The park was teeming with wildlife: I saw squirrels, chipmunks, mallard ducks, and Canada geese, and, during my walk, a beautiful red-tail hawk, but the only half-presentable photo is this one of the geese on the rocks. :-(

Geese on the rocks


(I was also using the zoom on the camera, which doesn't work well at a distance.)

Here's a pleasant cove with a bridge overhead:

watery cove


Looking at the next view, I understood why Huck and Jim enjoyed living on the river so. Doesn't that just make you want to find a raft?

Huck and Jim would love it


The picnic fare was quite varied: they served hot dogs, hamburgers, barbecue ribs, baby green salad with tomato and cucumber, potato salad, cole slaw, and some supermarket cookies for dessert. I just had a plain burger, two ribs (amazingly with barbecue sauce that didn't make me sick), some salad and a cookie, and sat with Steve, Janet and Tamara, where we ended up talking about old times: the building in Buckhead, the fish fry at that stiflingly hot little park off Buckhead Avenue, the razing of all the buildings we knew.

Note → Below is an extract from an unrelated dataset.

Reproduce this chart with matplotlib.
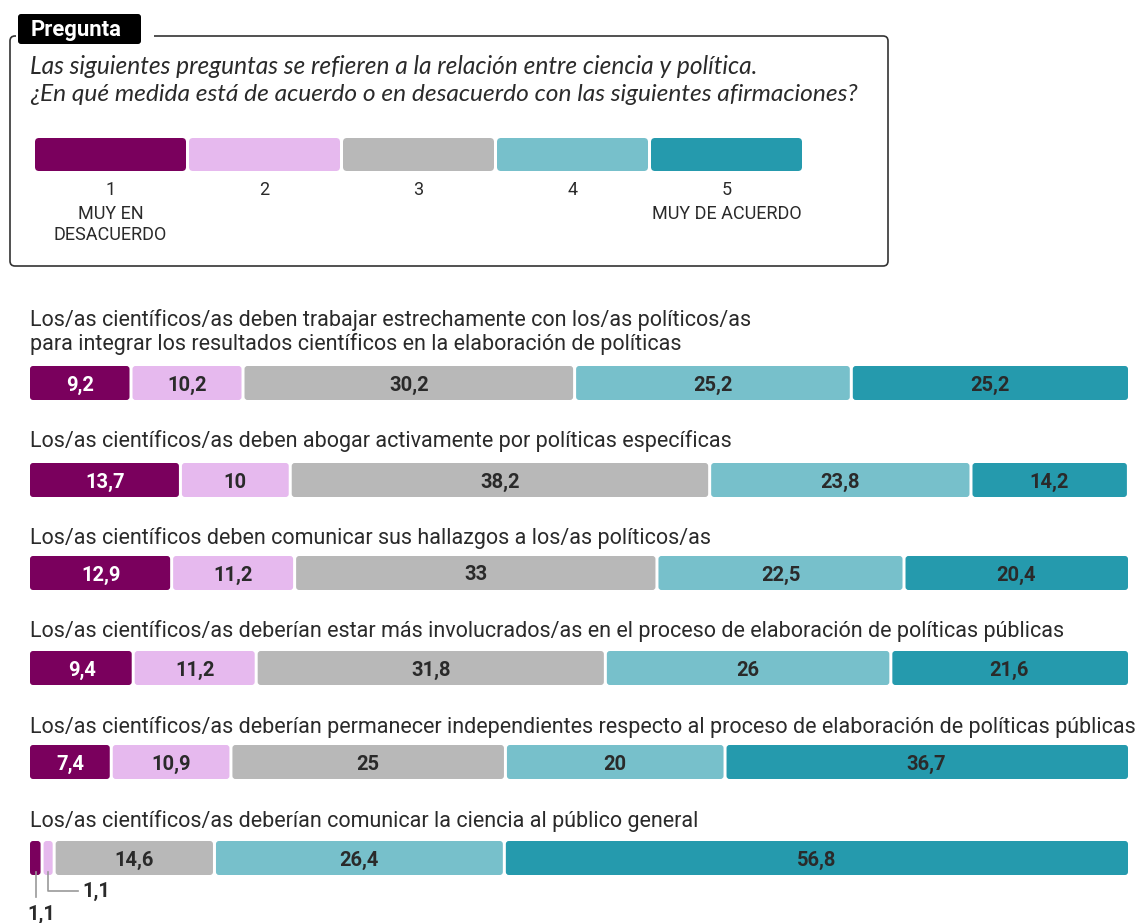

After lunch I headed off for a nice hike in the woods. Steve and the others headed off on the path, but I found a nice little trail heading over a bridge and right into the woods. I love walking in the woods, even if it does make me homesick for Queechee Gorge and going to the Scituate Reservoir property when the leaves turned. The path went right and left, but there was a fainter trail directly up the hill and I tramped over tree roots to end up at another clearing for a pavilion that wasn't being used. This one was next to a tennis court, and as I walked out of the woods a big red-tailed hawk flew by and perched on the chain-link fence around the court. I took a photo of him, but it was very dark. I got closer and boosted the brightness on the phone, but he chose that moment to rise into the air and fly past me, almost right overhead. A big bird, the size of an owl.

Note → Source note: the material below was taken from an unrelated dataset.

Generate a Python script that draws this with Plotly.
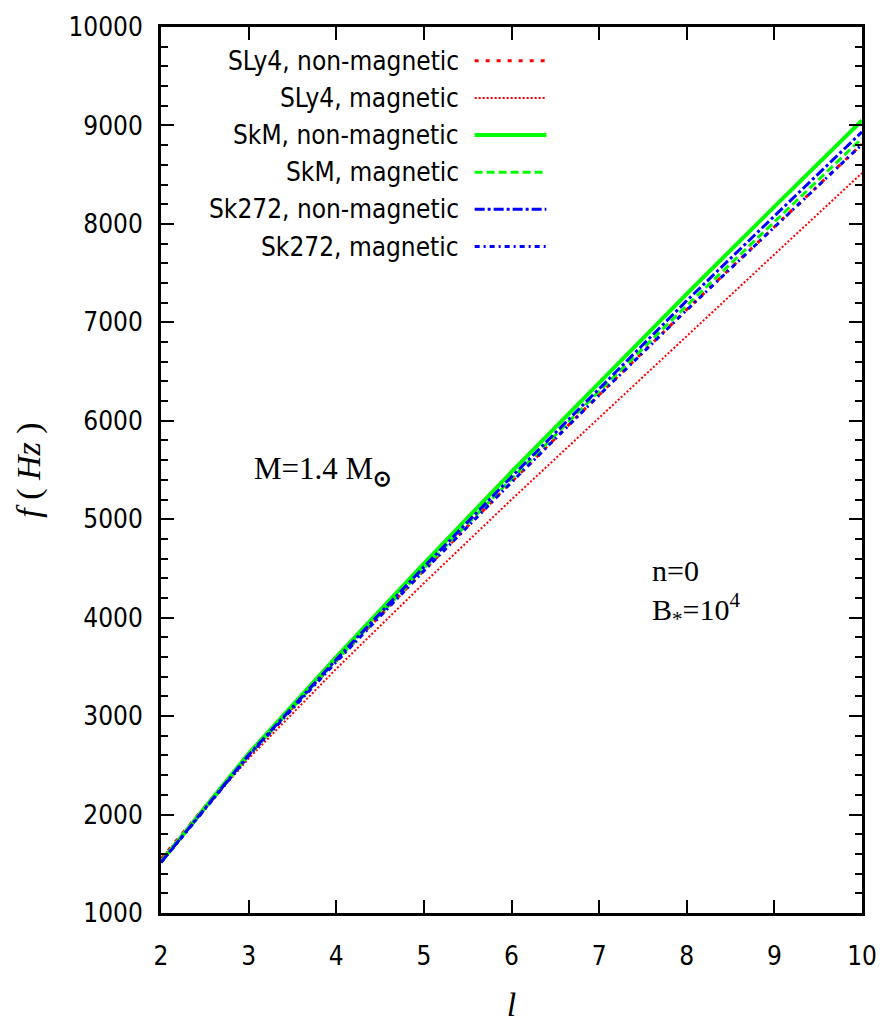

I crossed to the parking lot and found these trees about to burst into fall loveliness:

Fall trees


vine growing up treeI then crossed the street to a park outbuilding and found these vines climbing a tree next to a culvert. Almost at the foot of this tree were a patch of flowers (another aborted photo, alas) that looked as if they were yellow violets. Since violets are usually a spring flower, I'm not sure what they were.

From the road I cut back into the woods. I was walking nearly an hour, just going from one leaf-strewn path to another, crossing over little creeks that fed into the river, some of them choked with bits of branches and only a trickle of water making its way through to the next level. On nice days like this I am almost reluctant to emerge and come back to reality. Being in the woods is almost like traveling back to another time and place. Was the path like this for Robin Hood and his men in Sherwood Forest—or even Lassie with Jeff or Timmy? Or similar—with some tropical deletions—to the paths Jody trod with Flag at his heels? I am reading Mary Stewart's Merlin trilogy again and thinking of the woods path that Merlin follows in the book: near the Welsh cave that he considers his home, in the woods in Brittany following Belasius, or in the Galava forest right before he meets the young Arthur.

And how can I keep from thinking of Robert Frost, although it's not quite a "yellow wood" yet and certainly not a snowy evening, when I'm walking down something that looks like this:

Woods path


"The woods are lovely, dark and deep,
But I have promises to keep
And miles to go before I sleep,
And miles to go before I sleep."

On the way home I stopped at Borders at Perimeter; whew! Have they cut down on their stock. It was quite disappointing. I also made a brief stop at The Container Store and at the Perimeter Barnes & Noble, where I found the Christmas issue of Early American Life.